◆ **Problem**: Retype, please, the listing from its opening line through the line that contains "[leaf,minimum width=249pt] at", both included, without the pictures.

◆ **Data provided**:

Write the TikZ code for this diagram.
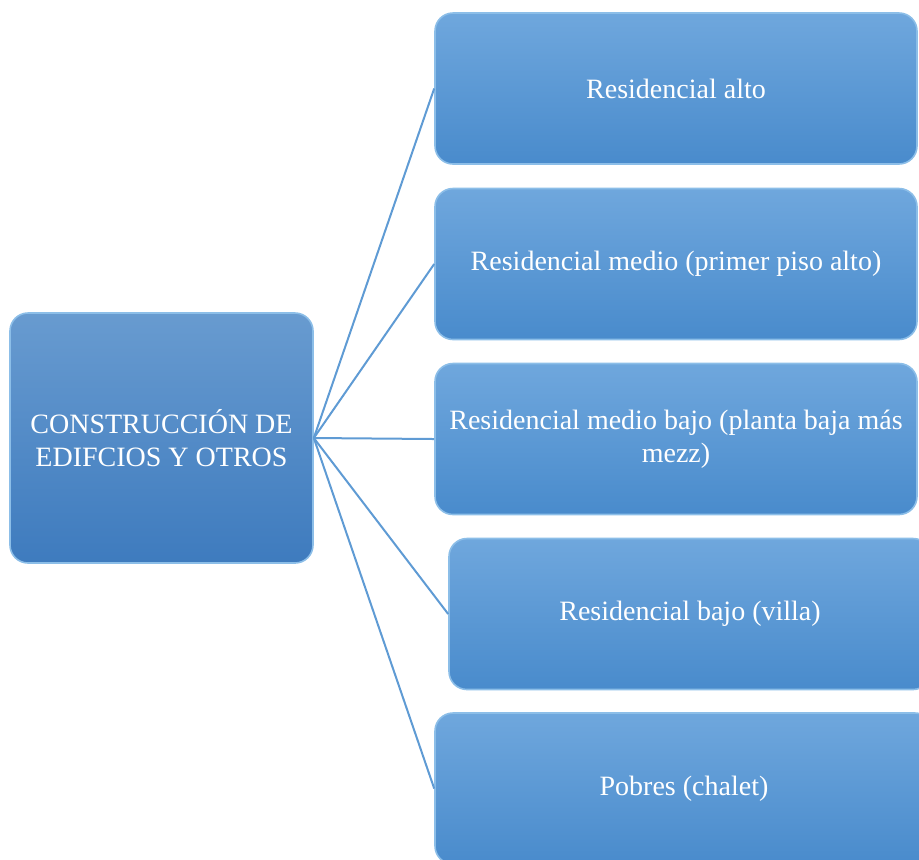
\documentclass[tikz,border=0pt]{standalone}
\usepackage{fontspec}
\setmainfont{Liberation Serif}
\usetikzlibrary{positioning}

\definecolor{boxtop}{RGB}{111,167,221}
\definecolor{boxbot}{RGB}{73,139,204}
\definecolor{roottop}{RGB}{104,155,208}
\definecolor{rootbot}{RGB}{62,123,190}
\definecolor{boxline}{RGB}{140,190,232}
\definecolor{linkcol}{RGB}{95,155,212}

\tikzset{
  leaf/.style={draw=boxline,line width=0.8pt,rounded corners=9pt,
    top color=boxtop,bottom color=boxbot,text=white,align=center,
    minimum width=241pt,minimum height=75.5pt,inner sep=2pt,
    font=\fontsize{14}{16.5}\selectfont},
  rootbox/.style={leaf,top color=roottop,bottom color=rootbot,
    minimum width=151.5pt,minimum height=125pt},
  link/.style={linkcol,line width=1pt}
}

\begin{document}
\begin{tikzpicture}[x=0.5pt,y=-0.5pt]
        \clip (0,0) rectangle (919,859);
        \useasboundingbox (0,0) rectangle (919,859);

        \node [rootbox] at (161.5,438) (root){CONSTRUCCIÓN DE\\EDIFCIOS Y OTROS};
        \node [leaf] at (676,88.5) (alto){Residencial alto};
        \node [leaf] at (676,264) (medio){Residencial medio (primer piso alto)};
        \node [leaf] at (676,439) (mediobajo){Residencial medio bajo (planta baja más\\mezz)};
        \node [leaf] at (690,614) (bajo){Residencial bajo (villa)};
        \node [leaf,minimum width=249pt] at (684,788.5) (pobres){Pobres (chalet)};

        \draw [link] (root.east) -- (alto.west);
        \draw [link] (root.east) -- (medio.west);
        \draw [link] (root.east) -- (mediobajo.west);
        \draw [link] (root.east) -- (bajo.west);
        \draw [link] (root.east) -- (pobres.west);
      \end{tikzpicture}
\end{document}
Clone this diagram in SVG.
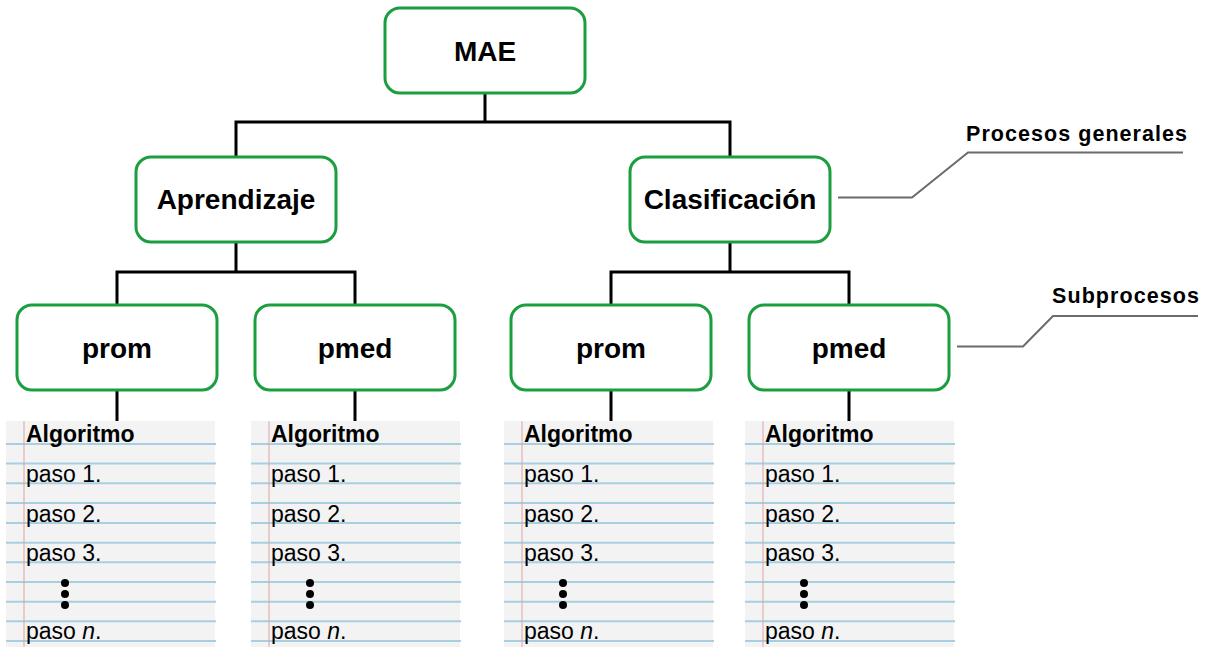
<svg xmlns="http://www.w3.org/2000/svg" width="1210" height="647" viewBox="0 0 1210 647">
<style>
.box{fill:#fff;stroke:#1a9e3f;stroke-width:3}
.lbl{font-family:"Liberation Sans",Arial,sans-serif;font-weight:bold;font-size:28px;fill:#000;text-anchor:middle}
.conn{fill:none;stroke:#000;stroke-width:3;stroke-linejoin:miter}
.call{fill:none;stroke:#6b6b6b;stroke-width:2}
.ctext{font-family:"Liberation Sans",Arial,sans-serif;font-weight:bold;font-size:21.5px;fill:#000}
.paper{fill:#f3f3f3}
.rule{stroke:#a8cfe0;stroke-width:2}
.margin{stroke:#e0a3a3;stroke-width:1}
.nt{font-family:"Liberation Sans",Arial,sans-serif;font-size:23px;fill:#000}
.nb{font-weight:bold}
.dot{fill:#000}
</style>
<defs>
<g id="rules">
<line class="rule" x1="0" y1="444" x2="210" y2="444"/>
<line class="rule" x1="0" y1="463.5" x2="210" y2="463.5"/>
<line class="rule" x1="0" y1="483.2" x2="210" y2="483.2"/>
<line class="rule" x1="0" y1="503" x2="210" y2="503"/>
<line class="rule" x1="0" y1="523" x2="210" y2="523"/>
<line class="rule" x1="0" y1="542.7" x2="210" y2="542.7"/>
<line class="rule" x1="0" y1="562.3" x2="210" y2="562.3"/>
<line class="rule" x1="0" y1="582" x2="210" y2="582"/>
<line class="rule" x1="0" y1="601.7" x2="210" y2="601.7"/>
<line class="rule" x1="0" y1="621.3" x2="210" y2="621.3"/>
<line class="rule" x1="0" y1="641" x2="210" y2="641"/>
</g>
</defs>

<g id="connectors">
<path class="conn" d="M485,93 V122 M236,156 V122 H730 V156"/>
<path class="conn" d="M236,243 V272 M117,305 V272 H355 V305"/>
<path class="conn" d="M730,243 V272 M611,305 V272 H849 V305"/>
<path class="conn" d="M117,391 V421 M355,391 V421 M611,391 V421 M849,391 V421"/>
<polyline class="call" points="838,197.5 912,197.5 968,152.5 1183,152.5"/>
<polyline class="call" points="957,346.5 1023,346.5 1053,316 1198,316"/>
</g>

<g id="node-mae">
<rect class="box" x="385" y="8" width="200" height="85" rx="15"/>
<text class="lbl" x="485" y="61">MAE</text>
</g>
<g id="node-aprendizaje">
<rect class="box" x="136" y="157" width="200" height="85" rx="15"/>
<text class="lbl" x="236" y="209">Aprendizaje</text>
</g>
<g id="node-clasificacion">
<rect class="box" x="630" y="157" width="200" height="85" rx="15"/>
<text class="lbl" x="730" y="209">Clasificación</text>
</g>
<g id="node-prom1">
<rect class="box" x="17" y="305" width="200" height="85" rx="15"/>
<text class="lbl" x="117" y="358">prom</text>
</g>
<g id="node-pmed1">
<rect class="box" x="255" y="305" width="200" height="85" rx="15"/>
<text class="lbl" x="355" y="358">pmed</text>
</g>
<g id="node-prom2">
<rect class="box" x="511" y="305" width="200" height="85" rx="15"/>
<text class="lbl" x="611" y="358">prom</text>
</g>
<g id="node-pmed2">
<rect class="box" x="749" y="305" width="200" height="85" rx="15"/>
<text class="lbl" x="849" y="358">pmed</text>
</g>

<g id="label-procesos">
<text class="ctext" x="966" y="141" textLength="221" lengthAdjust="spacing">Procesos generales</text>
</g>
<g id="label-subprocesos">
<text class="ctext" x="1052" y="303" textLength="147" lengthAdjust="spacing">Subprocesos</text>
</g>

<g id="notebook-1" transform="translate(6,0)">
<rect class="paper" x="0" y="421" width="209" height="226"/>
<use href="#rules"/>
<line class="margin" x1="18" y1="421" x2="18" y2="647"/>
<text class="nt nb" x="20" y="442">Algoritmo</text>
<text class="nt" x="20" y="482">paso 1.</text>
<text class="nt" x="20" y="522">paso 2.</text>
<text class="nt" x="20" y="561">paso 3.</text>
<circle class="dot" cx="59" cy="583" r="4"/><circle class="dot" cx="59" cy="594" r="4"/><circle class="dot" cx="59" cy="605" r="4"/>
<text class="nt" x="20" y="639">paso <tspan font-style="italic">n</tspan>.</text>
</g>
<g id="notebook-2" transform="translate(251,0)">
<rect class="paper" x="0" y="421" width="209" height="226"/>
<use href="#rules"/>
<line class="margin" x1="18" y1="421" x2="18" y2="647"/>
<text class="nt nb" x="20" y="442">Algoritmo</text>
<text class="nt" x="20" y="482">paso 1.</text>
<text class="nt" x="20" y="522">paso 2.</text>
<text class="nt" x="20" y="561">paso 3.</text>
<circle class="dot" cx="59" cy="583" r="4"/><circle class="dot" cx="59" cy="594" r="4"/><circle class="dot" cx="59" cy="605" r="4"/>
<text class="nt" x="20" y="639">paso <tspan font-style="italic">n</tspan>.</text>
</g>
<g id="notebook-3" transform="translate(504,0)">
<rect class="paper" x="0" y="421" width="209" height="226"/>
<use href="#rules"/>
<line class="margin" x1="18" y1="421" x2="18" y2="647"/>
<text class="nt nb" x="20" y="442">Algoritmo</text>
<text class="nt" x="20" y="482">paso 1.</text>
<text class="nt" x="20" y="522">paso 2.</text>
<text class="nt" x="20" y="561">paso 3.</text>
<circle class="dot" cx="59" cy="583" r="4"/><circle class="dot" cx="59" cy="594" r="4"/><circle class="dot" cx="59" cy="605" r="4"/>
<text class="nt" x="20" y="639">paso <tspan font-style="italic">n</tspan>.</text>
</g>
<g id="notebook-4" transform="translate(745,0)">
<rect class="paper" x="0" y="421" width="209" height="226"/>
<use href="#rules"/>
<line class="margin" x1="18" y1="421" x2="18" y2="647"/>
<text class="nt nb" x="20" y="442">Algoritmo</text>
<text class="nt" x="20" y="482">paso 1.</text>
<text class="nt" x="20" y="522">paso 2.</text>
<text class="nt" x="20" y="561">paso 3.</text>
<circle class="dot" cx="59" cy="583" r="4"/><circle class="dot" cx="59" cy="594" r="4"/><circle class="dot" cx="59" cy="605" r="4"/>
<text class="nt" x="20" y="639">paso <tspan font-style="italic">n</tspan>.</text>
</g>
</svg>
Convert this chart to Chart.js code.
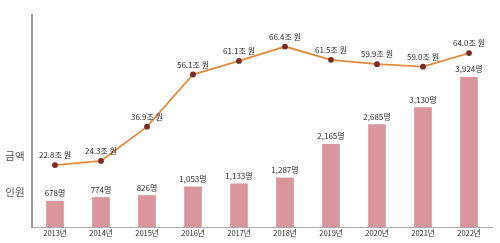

◆ **Response**:
Write the TikZ code for this diagram.
\documentclass[tikz,border=0pt]{standalone}
\usepackage{fontspec}
\setmainfont{Liberation Serif}
\usetikzlibrary{positioning}

\definecolor{boxtop}{RGB}{111,167,221}
\definecolor{boxbot}{RGB}{73,139,204}
\definecolor{roottop}{RGB}{104,155,208}
\definecolor{rootbot}{RGB}{62,123,190}
\definecolor{boxline}{RGB}{140,190,232}
\definecolor{linkcol}{RGB}{95,155,212}

\tikzset{
  leaf/.style={draw=boxline,line width=0.8pt,rounded corners=9pt,
    top color=boxtop,bottom color=boxbot,text=white,align=center,
    minimum width=241pt,minimum height=75.5pt,inner sep=2pt,
    font=\fontsize{14}{16.5}\selectfont},
  rootbox/.style={leaf,top color=roottop,bottom color=rootbot,
    minimum width=151.5pt,minimum height=125pt},
  link/.style={linkcol,line width=1pt}
}

\begin{document}
\begin{tikzpicture}[x=0.5pt,y=-0.5pt]
        \clip (0,0) rectangle (919,859);
        \useasboundingbox (0,0) rectangle (919,859);

        \node [rootbox] at (161.5,438) (root){CONSTRUCCIÓN DE\\EDIFCIOS Y OTROS};
        \node [leaf] at (676,88.5) (alto){Residencial alto};
        \node [leaf] at (676,264) (medio){Residencial medio (primer piso alto)};
        \node [leaf] at (676,439) (mediobajo){Residencial medio bajo (planta baja más\\mezz)};
        \node [leaf] at (690,614) (bajo){Residencial bajo (villa)};
        \node [leaf,minimum width=249pt] at (684,788.5) (pobres){Pobres (chalet)};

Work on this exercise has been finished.